::: ENTRIES :::

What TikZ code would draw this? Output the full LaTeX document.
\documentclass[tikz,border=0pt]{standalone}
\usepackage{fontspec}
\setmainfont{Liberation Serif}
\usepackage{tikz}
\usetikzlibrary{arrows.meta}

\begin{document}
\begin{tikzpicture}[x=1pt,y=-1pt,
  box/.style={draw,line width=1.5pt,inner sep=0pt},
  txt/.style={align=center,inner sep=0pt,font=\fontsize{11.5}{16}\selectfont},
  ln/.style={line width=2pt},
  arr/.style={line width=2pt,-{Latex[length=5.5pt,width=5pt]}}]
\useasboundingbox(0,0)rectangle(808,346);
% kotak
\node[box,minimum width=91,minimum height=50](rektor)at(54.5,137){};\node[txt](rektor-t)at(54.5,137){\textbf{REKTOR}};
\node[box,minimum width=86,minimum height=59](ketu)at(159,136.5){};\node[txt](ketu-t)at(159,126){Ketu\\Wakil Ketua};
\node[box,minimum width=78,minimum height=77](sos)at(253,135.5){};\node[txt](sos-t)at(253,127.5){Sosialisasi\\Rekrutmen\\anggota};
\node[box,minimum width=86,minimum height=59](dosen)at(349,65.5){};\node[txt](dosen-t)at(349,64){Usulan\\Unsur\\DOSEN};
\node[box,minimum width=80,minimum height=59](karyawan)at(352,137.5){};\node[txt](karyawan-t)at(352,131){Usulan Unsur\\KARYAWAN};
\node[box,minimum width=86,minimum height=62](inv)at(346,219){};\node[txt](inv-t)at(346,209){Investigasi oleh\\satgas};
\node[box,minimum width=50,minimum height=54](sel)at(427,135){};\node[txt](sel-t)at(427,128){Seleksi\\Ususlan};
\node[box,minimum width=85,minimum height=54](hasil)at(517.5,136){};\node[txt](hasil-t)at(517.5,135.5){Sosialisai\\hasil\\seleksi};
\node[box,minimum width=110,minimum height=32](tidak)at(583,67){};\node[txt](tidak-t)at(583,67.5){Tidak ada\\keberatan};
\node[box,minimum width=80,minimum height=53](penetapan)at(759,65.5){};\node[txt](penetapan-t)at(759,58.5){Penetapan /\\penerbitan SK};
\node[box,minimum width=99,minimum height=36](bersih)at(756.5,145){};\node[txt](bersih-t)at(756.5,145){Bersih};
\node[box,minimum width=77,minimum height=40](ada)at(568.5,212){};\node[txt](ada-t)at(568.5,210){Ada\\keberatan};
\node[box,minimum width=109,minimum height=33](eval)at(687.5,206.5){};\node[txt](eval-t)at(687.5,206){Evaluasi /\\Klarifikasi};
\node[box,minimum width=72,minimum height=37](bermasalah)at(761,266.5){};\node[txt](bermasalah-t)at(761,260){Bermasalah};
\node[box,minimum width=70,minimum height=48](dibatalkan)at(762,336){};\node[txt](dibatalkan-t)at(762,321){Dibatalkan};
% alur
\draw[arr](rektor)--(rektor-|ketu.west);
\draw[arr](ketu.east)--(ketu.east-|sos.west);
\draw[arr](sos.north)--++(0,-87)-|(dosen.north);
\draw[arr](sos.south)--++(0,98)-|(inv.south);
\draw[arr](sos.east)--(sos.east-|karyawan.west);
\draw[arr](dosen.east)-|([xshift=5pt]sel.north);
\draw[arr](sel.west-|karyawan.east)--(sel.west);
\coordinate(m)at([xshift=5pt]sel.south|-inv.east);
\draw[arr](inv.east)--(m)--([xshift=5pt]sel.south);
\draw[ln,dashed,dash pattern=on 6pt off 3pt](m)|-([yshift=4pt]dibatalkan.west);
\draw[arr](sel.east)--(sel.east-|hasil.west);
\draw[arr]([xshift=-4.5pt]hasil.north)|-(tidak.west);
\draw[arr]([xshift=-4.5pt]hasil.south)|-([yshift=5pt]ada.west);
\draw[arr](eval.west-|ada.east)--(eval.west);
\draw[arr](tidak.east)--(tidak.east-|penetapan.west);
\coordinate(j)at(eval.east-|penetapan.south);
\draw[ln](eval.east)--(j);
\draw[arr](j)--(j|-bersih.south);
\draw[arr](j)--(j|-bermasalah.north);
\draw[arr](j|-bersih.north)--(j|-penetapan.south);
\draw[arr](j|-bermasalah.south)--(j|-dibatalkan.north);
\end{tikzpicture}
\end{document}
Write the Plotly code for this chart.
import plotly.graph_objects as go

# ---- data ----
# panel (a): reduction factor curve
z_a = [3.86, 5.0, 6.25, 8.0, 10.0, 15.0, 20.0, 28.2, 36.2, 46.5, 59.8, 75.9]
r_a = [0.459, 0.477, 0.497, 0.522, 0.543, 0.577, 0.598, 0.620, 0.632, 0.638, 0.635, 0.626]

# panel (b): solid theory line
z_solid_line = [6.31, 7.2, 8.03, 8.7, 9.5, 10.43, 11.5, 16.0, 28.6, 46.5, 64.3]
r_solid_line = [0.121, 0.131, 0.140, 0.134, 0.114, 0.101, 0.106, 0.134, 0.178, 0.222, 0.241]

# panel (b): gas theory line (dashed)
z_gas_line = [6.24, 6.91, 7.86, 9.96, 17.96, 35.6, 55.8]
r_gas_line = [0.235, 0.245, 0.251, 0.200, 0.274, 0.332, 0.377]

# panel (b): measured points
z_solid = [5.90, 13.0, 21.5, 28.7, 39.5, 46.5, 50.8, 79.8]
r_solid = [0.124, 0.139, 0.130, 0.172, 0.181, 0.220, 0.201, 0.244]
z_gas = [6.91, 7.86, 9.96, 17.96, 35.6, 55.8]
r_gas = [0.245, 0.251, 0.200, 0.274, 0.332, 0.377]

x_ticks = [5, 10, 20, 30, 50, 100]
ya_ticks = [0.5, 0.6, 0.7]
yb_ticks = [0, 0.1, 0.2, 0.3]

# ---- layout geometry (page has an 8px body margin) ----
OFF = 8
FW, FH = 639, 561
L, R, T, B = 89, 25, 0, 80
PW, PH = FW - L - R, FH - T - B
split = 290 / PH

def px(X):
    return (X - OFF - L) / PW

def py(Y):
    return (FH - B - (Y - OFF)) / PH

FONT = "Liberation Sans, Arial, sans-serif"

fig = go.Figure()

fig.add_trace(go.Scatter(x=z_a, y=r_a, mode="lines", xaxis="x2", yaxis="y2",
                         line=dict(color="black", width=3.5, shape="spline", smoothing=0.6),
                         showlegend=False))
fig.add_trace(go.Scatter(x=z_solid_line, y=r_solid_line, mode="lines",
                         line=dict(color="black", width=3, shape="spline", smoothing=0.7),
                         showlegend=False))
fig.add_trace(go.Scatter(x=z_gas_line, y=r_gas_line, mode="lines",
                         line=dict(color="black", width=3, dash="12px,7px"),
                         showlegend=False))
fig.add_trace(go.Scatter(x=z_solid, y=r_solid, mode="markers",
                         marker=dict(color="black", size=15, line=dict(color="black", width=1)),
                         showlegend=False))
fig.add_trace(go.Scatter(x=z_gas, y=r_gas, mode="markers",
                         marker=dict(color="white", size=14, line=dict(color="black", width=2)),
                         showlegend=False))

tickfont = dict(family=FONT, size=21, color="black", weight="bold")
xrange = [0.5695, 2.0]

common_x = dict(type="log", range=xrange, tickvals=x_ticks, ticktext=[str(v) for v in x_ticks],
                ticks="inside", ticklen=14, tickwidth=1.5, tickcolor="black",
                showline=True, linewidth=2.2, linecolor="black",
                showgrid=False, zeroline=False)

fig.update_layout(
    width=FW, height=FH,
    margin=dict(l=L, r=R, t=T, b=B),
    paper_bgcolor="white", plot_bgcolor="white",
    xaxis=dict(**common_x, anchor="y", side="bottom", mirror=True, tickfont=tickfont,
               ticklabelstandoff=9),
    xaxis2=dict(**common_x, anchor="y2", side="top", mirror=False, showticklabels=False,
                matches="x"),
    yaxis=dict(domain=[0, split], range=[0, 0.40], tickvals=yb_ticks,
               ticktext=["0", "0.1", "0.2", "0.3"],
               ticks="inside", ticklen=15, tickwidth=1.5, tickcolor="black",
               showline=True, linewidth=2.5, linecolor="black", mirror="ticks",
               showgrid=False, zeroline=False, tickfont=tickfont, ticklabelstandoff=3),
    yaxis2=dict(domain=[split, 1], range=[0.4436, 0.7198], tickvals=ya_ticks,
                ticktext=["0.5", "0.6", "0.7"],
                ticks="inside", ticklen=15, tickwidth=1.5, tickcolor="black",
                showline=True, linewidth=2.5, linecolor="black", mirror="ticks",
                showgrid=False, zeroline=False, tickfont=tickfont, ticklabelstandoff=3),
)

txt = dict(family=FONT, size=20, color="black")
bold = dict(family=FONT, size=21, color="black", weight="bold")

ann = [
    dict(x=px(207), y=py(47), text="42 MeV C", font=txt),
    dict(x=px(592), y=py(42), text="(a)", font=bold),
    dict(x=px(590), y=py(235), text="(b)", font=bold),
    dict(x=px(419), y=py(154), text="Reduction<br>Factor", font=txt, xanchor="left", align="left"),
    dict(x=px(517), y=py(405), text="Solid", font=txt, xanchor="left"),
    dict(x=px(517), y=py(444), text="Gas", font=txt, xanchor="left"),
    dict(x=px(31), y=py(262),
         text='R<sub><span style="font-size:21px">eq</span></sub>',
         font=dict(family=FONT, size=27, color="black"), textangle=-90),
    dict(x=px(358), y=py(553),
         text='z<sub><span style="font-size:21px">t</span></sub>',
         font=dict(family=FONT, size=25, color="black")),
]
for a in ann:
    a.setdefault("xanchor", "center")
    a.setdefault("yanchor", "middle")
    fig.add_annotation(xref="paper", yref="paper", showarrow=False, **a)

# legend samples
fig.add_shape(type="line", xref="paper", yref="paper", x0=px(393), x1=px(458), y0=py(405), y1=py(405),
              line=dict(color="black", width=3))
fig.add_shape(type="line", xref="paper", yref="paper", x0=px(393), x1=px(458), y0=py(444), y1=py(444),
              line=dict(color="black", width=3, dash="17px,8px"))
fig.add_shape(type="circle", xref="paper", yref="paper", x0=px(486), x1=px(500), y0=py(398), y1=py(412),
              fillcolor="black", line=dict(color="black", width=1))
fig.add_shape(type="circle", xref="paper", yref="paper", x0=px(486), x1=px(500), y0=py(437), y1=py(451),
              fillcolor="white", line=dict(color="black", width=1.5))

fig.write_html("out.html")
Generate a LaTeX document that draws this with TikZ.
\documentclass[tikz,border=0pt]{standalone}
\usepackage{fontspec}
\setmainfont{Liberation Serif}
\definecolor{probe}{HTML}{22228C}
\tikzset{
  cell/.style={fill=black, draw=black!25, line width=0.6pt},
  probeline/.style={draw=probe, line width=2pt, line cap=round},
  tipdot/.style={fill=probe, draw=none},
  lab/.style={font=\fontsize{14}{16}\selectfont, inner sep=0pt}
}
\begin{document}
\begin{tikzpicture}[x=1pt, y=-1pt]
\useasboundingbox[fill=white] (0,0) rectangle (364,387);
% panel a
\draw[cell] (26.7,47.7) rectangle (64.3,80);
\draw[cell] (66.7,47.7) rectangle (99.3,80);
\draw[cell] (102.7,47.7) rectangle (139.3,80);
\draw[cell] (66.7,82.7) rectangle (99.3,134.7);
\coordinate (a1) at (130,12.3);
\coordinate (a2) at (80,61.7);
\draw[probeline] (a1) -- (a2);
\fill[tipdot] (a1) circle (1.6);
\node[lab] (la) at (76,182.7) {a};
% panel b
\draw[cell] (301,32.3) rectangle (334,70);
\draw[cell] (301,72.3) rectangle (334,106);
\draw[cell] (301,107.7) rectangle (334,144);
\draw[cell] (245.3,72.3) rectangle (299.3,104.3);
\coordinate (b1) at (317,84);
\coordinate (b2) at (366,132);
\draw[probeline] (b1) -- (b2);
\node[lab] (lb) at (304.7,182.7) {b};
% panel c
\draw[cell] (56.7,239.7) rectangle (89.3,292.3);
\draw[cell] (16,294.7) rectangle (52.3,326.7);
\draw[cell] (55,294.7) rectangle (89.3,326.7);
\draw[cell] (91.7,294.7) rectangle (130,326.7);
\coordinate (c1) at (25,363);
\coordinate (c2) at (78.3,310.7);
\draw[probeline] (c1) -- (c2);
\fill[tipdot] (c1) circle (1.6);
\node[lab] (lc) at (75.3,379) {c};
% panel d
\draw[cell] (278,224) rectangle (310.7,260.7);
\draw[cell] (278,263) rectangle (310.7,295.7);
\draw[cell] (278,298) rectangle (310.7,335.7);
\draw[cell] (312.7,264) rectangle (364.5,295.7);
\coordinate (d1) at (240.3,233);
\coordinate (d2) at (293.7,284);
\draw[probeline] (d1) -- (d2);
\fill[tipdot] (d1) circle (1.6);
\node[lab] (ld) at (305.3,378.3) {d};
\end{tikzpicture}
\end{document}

:::

• TASK DESCRIPTION:
A single figure is required: the number of lines above in which the word "this" occurs.

• EXERCISE RESULT:
3